«Serve vera bonifica o si rischia un nuovo disastro ambientale»
L'associazione per la rinascita della Valle Bormida scrive ai ministri Costa e Franceschini
DEGO (SV) – Sono passati più di 20 anni dalla sua chiusura, ma l’ex Acna continua a inquinare il territorio. Gli effetti nocivi di quello che fu lo stabilimento chimico di Cengio, infatti, sono purtroppo destinati a perdurare ancora a lungo. A maggio dello scorso anno, l’Ispra (Istituto superiore per la protezione e ricerca ambientale) ha stilato un elenco di tutti i luoghi contaminati in Italia. Sugli oltre 12 mila siti individuati, 58 sono stati classificati come “gravemente inquinati e a elevato rischio sanitario”. Tra questi, 41 sono considerati siti di interesse nazionale (Sin), quindi sotto diretta responsabilità del Ministero dell’Ambiente. Tra le 41 aree Sin, c’è anche l’ex Acna di Cengio. Nel corso degli anni, un interesse nazionale non troppo curato, evidentemente. Nel 2009, infatti, l’Unione Europea aveva messo in mora il Governo italiano per non aver eseguito la valutazione di impatto ambientale (Via) dell’area A1, circa 27 ettari dei 55 totali che fino al 1999 erano di proprietà dell’ex Acna. A 20 anni di distanza, però, il Governo ha provveduto a commissionare uno studio di impatto ambientale effettuato da Eni Syndial, con cui l’ente ha fornito una Valutazione di impatto ambientale con esito positivo ufficializzata con il D.M. 5.4.2020 dello scorso 6 aprile.
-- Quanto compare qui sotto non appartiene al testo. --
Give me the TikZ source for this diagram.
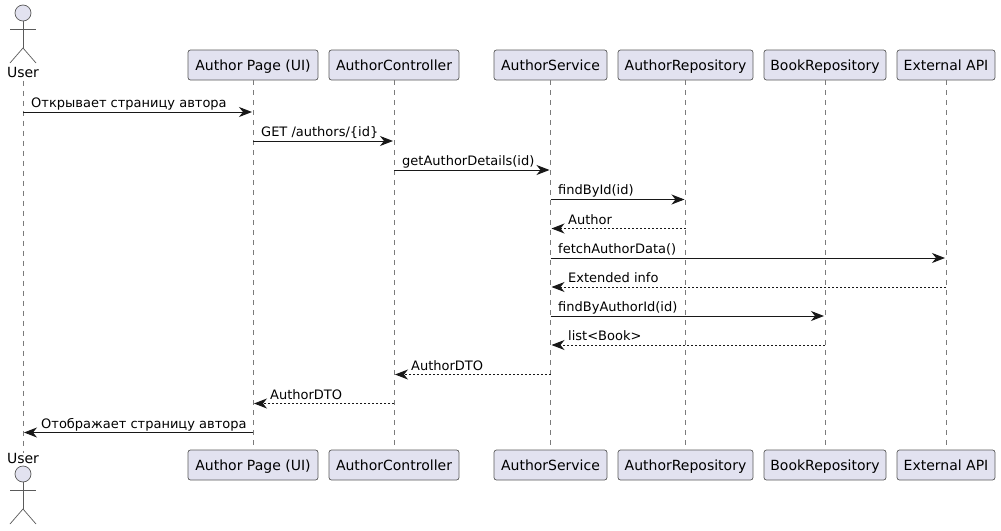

L’associazione per la rinascita della Valle Bormida ha sede a Dego, in provincia di Savona, e dal 1987 è impegnata in una lunga lotta per la tutela del territorio e la salute dei cittadini. Lo scorso settembre, l’associazione ha inviato «documentazione informativa ai due Ministri interessati, Sergio Costa e Dario Franceschini, fimatari del DM citato, per ottenere una vera bonifica che risolva alla radice un problema ereditato da oltre cento anni di attività industriale selvaggia, oltre al costante e doveroso potere di controllo e monitoraggio dell’intero S.I.N. coinvolgendo anche i cittadini e le istituzioni locali della intera Val Bormida».
Secondo il comitato formato dai cittadini della Val Bormida, infatti, «sussistono incertezze e contraddizioni nelle relazioni e valutazioni tecniche del progetto di messa in sicurezza permanente (M.I.S.P.), quindi non bonifica, per cui l’Unione Europea ha immediatamente archiviato (Luglio 2020), dopo undici anni, la procedura di infrazione nei confronti del nostro Governo. Per questo l’Associazione ritiene, in base al principio della massima precauzione e di opportune riflessioni, di sottoporre ai due Ministri firmatari del citato D.M. Sergio Costa e Dario Franceschini le nostre documentate perplessità illustrate in un testo di nove pagine supportato da 22 allegati».
Nel documento inviato, l’associazione evidenzia contraddizioni nella documentazione, criticità relative allo strato di marna impermeabile «che dovrebbe “naturalmente” impedire la fuoriuscita delle sostanze chimiche tossiche abbancate e del relativo percolato», l’incompleta tenuta dei muri perimetrali, «ben documentata dal recente forte inquinamento rilevato in occasione di controlli analitici eseguiti sui piezometri della cosiddetta “Area Merlo”, posta all’esterno dei muri stessi», il comprovato rischio idraulico dell’intero S.I.N. «e quindi anche dell’Area A1», la presenza di P.C.B. (Policlorobifenili) «collegata direttamente alla formazione di Diossine, come dimostrato, sia nel percolato, sia nel terreno» e, infine, «l’incognita, soprattutto futura, della manutenzione e dei controlli sia dell’Area A1 sia dell’intero S.I.N.».
La soluzione avallata dal D.M. di messa in sicurezza permanente dell’Area A1, secondo l’associazione per la rinascita della Valle Bormida, quindi, «di permanente ha solo il rischio di disastro ambientale per l’intera valle, che ricadrà inesorabilmente anche sulle future generazioni».